(Problem): Both the line containing "Convert this chart" and the line containing "10, 11, 12];" are part of the range to copy, along with every line between them. Copy it exactly and leave out the pictures.

(Rows from a dataset of charts and code)
────────────────────
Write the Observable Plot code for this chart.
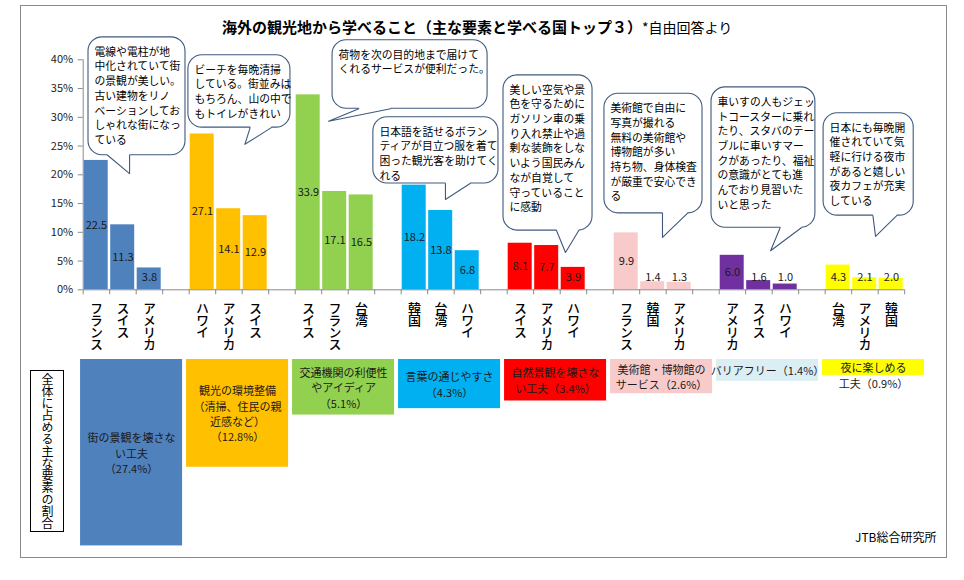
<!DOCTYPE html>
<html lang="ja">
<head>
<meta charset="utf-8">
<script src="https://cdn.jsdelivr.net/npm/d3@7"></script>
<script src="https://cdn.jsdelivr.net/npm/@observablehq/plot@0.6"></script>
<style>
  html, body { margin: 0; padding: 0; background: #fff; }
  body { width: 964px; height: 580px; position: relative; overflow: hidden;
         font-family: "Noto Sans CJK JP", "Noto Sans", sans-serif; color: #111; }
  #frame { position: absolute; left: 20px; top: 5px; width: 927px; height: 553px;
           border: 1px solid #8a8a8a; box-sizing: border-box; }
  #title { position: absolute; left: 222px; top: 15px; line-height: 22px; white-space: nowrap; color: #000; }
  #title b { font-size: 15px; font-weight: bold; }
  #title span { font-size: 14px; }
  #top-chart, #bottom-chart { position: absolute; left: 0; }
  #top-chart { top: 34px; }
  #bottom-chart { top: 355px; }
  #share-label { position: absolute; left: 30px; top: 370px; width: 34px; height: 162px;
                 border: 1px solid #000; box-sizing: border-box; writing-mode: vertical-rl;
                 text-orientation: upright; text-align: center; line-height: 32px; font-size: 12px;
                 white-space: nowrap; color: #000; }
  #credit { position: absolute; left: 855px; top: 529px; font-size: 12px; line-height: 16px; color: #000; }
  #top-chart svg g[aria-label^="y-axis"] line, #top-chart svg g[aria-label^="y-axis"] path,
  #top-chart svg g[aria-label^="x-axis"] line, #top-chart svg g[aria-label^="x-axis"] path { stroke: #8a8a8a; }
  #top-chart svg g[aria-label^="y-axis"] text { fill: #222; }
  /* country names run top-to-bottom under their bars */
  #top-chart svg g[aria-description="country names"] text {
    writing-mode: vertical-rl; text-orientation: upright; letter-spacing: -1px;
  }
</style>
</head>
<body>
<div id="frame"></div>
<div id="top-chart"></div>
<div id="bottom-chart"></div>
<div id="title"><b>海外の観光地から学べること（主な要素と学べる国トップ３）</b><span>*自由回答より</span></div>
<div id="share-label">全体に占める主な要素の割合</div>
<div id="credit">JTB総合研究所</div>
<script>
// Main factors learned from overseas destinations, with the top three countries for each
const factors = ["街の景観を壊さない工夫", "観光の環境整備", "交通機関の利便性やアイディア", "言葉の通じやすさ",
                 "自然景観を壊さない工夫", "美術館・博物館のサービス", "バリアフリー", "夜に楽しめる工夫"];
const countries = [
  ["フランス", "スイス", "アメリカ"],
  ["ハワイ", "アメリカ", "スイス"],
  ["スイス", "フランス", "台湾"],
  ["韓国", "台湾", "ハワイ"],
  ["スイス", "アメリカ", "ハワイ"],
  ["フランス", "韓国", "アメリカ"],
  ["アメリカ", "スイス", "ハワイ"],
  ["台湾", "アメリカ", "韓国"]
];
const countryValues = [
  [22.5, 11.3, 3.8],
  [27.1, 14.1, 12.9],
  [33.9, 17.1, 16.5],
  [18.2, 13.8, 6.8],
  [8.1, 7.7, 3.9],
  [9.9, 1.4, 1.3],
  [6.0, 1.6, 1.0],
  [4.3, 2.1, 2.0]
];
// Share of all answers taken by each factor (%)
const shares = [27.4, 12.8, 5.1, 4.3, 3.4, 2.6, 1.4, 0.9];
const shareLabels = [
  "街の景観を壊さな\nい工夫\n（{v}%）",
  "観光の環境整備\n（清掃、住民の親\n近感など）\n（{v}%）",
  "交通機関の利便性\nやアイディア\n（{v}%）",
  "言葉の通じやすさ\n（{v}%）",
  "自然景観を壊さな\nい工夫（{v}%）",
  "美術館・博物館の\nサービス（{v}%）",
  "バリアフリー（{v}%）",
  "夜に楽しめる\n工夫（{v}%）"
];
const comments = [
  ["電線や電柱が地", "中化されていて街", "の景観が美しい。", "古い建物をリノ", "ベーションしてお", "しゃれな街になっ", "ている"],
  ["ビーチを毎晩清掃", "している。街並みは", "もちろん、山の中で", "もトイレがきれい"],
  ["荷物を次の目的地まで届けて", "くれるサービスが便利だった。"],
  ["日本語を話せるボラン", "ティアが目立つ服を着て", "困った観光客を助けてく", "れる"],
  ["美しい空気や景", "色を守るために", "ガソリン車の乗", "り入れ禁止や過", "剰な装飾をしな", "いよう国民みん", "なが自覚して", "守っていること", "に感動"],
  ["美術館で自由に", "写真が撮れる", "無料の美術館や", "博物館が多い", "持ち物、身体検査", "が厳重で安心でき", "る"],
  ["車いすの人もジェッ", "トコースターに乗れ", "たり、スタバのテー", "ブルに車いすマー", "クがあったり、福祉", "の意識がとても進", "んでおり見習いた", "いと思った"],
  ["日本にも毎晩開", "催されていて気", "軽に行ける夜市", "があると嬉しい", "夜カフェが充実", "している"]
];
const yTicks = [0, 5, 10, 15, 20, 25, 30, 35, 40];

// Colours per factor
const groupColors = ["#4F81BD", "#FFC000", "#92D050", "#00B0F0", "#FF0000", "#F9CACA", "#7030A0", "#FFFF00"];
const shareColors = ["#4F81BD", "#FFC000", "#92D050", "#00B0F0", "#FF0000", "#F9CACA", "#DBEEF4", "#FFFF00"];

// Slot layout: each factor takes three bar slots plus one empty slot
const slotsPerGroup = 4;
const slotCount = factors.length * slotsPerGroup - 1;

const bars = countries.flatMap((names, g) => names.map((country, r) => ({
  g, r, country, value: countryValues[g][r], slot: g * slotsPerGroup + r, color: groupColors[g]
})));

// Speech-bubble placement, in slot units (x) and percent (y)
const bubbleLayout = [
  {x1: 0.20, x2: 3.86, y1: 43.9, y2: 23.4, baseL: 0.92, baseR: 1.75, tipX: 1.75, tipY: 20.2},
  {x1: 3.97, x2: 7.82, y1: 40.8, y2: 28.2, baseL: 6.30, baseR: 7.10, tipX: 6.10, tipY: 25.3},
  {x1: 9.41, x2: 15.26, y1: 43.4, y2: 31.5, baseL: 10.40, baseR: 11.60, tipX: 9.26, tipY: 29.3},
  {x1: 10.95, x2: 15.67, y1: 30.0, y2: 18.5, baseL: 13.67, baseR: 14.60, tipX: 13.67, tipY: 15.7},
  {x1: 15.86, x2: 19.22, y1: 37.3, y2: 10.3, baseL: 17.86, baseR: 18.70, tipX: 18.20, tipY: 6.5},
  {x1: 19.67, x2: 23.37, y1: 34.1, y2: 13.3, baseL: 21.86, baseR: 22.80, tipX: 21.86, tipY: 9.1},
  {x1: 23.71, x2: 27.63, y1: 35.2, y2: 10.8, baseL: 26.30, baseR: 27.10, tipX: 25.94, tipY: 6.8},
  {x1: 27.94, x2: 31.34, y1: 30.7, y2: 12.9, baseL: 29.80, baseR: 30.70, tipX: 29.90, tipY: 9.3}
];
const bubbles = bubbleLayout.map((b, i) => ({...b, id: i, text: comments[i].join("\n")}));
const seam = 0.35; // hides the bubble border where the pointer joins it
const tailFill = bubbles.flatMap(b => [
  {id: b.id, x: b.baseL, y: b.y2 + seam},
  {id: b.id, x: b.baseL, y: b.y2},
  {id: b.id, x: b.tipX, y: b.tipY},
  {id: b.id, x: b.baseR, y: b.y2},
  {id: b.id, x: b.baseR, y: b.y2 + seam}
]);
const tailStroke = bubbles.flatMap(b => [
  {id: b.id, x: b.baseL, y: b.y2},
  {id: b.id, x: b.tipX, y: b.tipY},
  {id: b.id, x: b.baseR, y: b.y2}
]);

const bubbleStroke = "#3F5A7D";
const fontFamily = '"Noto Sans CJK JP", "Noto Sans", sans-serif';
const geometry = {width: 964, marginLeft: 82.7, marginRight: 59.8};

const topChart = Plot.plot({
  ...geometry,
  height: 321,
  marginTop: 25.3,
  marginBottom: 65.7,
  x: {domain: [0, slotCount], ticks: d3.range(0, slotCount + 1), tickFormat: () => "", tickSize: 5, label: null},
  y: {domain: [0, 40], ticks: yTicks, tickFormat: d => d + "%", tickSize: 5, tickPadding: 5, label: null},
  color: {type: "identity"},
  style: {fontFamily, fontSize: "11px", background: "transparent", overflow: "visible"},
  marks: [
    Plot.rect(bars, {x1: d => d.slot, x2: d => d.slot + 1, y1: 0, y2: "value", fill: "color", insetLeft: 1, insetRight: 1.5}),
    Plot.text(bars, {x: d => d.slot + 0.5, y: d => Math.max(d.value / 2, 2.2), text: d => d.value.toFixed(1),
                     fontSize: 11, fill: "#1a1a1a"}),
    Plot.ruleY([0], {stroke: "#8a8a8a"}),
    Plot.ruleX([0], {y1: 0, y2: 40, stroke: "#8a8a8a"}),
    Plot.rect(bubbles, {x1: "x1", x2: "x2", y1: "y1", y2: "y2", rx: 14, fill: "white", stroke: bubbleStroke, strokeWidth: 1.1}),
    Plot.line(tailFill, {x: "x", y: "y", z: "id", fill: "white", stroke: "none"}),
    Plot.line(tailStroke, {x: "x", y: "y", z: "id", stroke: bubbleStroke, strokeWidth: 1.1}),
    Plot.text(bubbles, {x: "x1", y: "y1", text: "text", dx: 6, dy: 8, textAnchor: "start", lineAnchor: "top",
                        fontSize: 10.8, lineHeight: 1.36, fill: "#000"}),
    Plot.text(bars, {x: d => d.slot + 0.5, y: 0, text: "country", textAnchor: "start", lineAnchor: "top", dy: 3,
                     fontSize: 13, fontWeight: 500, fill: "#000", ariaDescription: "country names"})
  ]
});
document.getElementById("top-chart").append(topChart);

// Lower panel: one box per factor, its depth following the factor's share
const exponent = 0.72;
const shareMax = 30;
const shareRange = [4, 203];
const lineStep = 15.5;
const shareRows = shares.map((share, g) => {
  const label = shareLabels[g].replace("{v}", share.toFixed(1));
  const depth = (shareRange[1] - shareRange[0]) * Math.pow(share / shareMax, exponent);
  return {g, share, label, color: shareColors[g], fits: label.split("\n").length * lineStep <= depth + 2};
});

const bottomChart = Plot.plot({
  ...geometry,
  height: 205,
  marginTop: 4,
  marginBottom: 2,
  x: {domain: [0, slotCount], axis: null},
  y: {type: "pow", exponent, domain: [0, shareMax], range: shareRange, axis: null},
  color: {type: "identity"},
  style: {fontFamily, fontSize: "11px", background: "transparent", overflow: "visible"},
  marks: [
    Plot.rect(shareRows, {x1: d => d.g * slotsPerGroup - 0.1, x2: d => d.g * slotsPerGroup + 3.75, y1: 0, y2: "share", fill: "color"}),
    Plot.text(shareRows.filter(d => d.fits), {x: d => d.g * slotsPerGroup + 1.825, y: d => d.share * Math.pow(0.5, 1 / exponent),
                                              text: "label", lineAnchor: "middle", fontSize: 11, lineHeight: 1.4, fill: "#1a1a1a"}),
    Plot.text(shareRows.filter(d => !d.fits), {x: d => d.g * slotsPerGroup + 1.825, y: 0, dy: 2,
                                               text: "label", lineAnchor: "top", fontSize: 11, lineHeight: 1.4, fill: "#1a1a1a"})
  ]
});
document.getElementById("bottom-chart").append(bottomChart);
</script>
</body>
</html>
────────────────────
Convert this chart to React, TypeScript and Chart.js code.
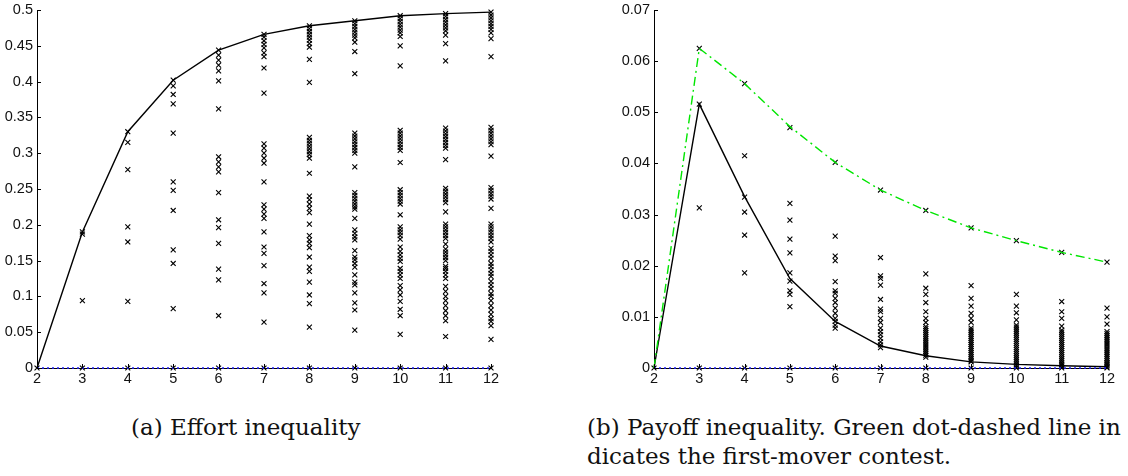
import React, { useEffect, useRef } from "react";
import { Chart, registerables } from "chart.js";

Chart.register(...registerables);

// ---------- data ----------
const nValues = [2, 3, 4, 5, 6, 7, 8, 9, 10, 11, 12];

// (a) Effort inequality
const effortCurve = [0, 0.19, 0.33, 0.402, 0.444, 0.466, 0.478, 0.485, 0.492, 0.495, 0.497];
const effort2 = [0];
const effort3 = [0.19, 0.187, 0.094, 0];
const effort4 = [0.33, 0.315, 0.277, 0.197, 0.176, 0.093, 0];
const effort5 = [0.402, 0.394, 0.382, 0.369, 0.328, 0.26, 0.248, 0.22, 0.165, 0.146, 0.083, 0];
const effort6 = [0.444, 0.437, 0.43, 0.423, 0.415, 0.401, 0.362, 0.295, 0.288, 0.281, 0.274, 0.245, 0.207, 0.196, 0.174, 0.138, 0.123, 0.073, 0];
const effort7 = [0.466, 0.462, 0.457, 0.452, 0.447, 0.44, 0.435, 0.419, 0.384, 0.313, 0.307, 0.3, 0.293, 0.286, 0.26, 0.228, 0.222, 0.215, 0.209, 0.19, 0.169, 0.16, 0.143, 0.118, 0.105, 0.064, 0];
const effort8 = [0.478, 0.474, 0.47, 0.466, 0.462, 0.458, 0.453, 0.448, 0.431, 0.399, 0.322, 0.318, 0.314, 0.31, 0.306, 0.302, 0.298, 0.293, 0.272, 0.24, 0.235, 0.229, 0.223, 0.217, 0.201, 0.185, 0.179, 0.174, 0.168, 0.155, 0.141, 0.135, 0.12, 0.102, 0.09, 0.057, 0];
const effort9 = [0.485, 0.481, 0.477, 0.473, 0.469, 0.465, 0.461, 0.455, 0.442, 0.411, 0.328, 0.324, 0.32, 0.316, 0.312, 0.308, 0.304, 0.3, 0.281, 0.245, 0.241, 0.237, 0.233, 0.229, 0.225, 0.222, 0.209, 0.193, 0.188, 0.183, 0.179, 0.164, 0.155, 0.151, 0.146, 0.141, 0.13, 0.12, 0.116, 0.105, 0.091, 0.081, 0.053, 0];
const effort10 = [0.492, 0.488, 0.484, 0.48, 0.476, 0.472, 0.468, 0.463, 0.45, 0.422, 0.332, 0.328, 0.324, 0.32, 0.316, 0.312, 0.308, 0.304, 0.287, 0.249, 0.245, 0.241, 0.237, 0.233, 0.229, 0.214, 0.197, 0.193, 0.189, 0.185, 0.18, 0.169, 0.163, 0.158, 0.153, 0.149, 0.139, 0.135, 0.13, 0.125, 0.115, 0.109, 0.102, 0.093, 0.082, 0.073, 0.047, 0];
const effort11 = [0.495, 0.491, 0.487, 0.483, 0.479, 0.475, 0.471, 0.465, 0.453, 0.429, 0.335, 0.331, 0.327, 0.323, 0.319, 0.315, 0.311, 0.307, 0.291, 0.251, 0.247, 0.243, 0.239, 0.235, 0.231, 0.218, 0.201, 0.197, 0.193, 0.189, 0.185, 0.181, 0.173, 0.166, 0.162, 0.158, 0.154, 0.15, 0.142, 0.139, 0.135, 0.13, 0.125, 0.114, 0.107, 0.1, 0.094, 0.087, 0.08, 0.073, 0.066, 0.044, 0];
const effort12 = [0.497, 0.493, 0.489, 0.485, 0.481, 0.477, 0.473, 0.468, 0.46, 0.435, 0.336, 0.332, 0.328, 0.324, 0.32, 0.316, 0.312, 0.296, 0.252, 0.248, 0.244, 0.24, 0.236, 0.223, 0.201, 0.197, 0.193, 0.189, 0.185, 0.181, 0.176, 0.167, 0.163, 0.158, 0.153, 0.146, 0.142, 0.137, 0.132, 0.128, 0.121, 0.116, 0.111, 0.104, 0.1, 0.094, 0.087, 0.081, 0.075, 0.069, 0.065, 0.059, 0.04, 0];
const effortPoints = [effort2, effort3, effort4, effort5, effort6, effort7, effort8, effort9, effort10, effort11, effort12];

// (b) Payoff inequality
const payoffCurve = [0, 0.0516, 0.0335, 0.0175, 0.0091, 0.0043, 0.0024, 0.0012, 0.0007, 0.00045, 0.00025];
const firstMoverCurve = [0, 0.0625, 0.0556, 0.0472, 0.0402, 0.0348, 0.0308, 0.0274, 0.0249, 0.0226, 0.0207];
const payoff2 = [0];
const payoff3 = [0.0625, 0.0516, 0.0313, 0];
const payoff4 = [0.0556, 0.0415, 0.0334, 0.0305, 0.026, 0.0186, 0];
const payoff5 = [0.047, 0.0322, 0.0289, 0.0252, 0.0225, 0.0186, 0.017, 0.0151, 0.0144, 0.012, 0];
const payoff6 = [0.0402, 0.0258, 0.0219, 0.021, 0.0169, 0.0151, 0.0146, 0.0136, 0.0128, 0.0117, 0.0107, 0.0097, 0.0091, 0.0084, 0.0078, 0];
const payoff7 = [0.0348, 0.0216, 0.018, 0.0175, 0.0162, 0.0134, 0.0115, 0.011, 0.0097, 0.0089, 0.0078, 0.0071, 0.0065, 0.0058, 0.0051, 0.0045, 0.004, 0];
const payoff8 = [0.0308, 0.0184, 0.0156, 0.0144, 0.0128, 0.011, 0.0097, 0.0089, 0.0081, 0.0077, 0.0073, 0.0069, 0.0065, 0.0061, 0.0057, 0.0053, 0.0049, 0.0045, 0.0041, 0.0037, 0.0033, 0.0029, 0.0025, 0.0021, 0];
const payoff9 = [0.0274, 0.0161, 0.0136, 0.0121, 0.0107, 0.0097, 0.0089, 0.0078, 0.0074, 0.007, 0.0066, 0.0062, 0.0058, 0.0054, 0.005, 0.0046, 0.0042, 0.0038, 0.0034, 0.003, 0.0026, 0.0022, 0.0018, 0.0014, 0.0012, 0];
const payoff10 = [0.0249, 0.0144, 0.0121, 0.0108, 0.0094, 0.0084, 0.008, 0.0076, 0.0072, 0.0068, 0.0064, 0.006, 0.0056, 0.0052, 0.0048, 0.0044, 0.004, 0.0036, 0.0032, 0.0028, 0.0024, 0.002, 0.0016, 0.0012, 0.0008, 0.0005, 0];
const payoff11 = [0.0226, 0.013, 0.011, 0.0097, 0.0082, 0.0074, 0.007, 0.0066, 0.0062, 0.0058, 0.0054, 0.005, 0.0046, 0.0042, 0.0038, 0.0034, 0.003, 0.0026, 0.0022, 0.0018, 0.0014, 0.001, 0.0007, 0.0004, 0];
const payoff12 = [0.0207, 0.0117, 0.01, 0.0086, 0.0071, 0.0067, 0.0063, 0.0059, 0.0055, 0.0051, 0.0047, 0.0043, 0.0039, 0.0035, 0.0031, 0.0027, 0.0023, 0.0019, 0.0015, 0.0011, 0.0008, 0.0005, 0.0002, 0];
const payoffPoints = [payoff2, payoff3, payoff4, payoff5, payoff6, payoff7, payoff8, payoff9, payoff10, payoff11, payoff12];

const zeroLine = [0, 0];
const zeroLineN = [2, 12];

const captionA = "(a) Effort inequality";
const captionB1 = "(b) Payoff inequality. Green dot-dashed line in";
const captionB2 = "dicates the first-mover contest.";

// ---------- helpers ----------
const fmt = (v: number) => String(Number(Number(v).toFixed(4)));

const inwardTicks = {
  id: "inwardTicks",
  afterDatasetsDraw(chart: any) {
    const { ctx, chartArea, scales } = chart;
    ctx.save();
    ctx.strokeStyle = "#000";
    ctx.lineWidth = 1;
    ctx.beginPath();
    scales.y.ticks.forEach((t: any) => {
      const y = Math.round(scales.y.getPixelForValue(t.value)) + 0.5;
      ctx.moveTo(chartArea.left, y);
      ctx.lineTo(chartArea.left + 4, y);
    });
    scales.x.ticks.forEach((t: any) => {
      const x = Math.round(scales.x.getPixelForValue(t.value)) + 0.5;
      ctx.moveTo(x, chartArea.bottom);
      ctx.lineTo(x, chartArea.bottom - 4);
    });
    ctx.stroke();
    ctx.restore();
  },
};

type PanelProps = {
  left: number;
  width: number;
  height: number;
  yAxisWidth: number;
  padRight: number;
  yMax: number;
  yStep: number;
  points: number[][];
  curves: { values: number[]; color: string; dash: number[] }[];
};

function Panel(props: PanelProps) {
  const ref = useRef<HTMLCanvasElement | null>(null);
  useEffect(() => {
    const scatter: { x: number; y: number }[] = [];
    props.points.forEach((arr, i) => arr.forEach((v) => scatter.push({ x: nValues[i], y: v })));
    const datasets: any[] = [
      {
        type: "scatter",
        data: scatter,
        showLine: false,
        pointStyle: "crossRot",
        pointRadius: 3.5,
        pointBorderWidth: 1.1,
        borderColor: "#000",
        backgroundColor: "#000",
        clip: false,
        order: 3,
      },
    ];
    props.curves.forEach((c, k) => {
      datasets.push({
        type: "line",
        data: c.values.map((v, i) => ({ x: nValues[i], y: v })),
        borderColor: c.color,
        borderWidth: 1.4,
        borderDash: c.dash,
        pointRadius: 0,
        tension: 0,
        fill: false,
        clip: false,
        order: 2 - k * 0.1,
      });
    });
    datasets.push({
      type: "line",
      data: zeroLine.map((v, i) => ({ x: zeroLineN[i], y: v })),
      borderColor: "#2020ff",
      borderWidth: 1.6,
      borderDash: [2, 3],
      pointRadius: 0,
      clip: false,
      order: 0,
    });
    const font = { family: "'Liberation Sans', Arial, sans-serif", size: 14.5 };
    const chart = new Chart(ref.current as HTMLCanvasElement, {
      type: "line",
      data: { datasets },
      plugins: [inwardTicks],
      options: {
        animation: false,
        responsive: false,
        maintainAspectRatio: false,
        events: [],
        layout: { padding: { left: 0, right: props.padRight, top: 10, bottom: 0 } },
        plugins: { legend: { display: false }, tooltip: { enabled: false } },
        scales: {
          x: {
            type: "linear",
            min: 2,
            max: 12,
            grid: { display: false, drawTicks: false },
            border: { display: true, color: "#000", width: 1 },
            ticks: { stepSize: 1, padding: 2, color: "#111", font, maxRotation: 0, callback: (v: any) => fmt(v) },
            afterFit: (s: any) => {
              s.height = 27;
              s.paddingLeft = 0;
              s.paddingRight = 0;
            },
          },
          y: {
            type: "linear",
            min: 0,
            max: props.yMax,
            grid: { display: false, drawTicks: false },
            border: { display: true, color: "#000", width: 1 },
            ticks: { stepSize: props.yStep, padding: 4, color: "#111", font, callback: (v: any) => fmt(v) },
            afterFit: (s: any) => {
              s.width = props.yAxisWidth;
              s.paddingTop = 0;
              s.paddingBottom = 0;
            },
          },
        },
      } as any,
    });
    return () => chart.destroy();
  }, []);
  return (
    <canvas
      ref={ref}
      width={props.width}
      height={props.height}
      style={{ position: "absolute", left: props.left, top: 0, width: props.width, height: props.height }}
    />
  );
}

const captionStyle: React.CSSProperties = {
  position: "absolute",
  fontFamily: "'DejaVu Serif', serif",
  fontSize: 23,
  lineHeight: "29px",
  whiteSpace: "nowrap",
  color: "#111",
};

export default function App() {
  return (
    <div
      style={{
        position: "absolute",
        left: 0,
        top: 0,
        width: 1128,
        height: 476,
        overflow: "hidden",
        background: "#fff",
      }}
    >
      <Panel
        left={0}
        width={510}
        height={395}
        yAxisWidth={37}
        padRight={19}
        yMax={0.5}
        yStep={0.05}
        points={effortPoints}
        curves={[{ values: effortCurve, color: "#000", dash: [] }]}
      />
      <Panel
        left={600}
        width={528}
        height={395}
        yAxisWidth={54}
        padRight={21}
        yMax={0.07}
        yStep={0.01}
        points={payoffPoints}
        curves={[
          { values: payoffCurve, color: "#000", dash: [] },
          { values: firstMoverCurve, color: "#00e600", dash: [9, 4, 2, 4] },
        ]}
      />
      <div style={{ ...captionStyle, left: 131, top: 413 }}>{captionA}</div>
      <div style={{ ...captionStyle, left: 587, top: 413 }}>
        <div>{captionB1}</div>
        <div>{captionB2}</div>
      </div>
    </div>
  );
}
────────────────────
(Worked answer):
Convert this chart to React, TypeScript and Chart.js code.
import React, { useEffect, useRef } from "react";
import { Chart, registerables } from "chart.js";

Chart.register(...registerables);

// ---------- data ----------
const nValues = [2, 3, 4, 5, 6, 7, 8, 9, 10, 11, 12];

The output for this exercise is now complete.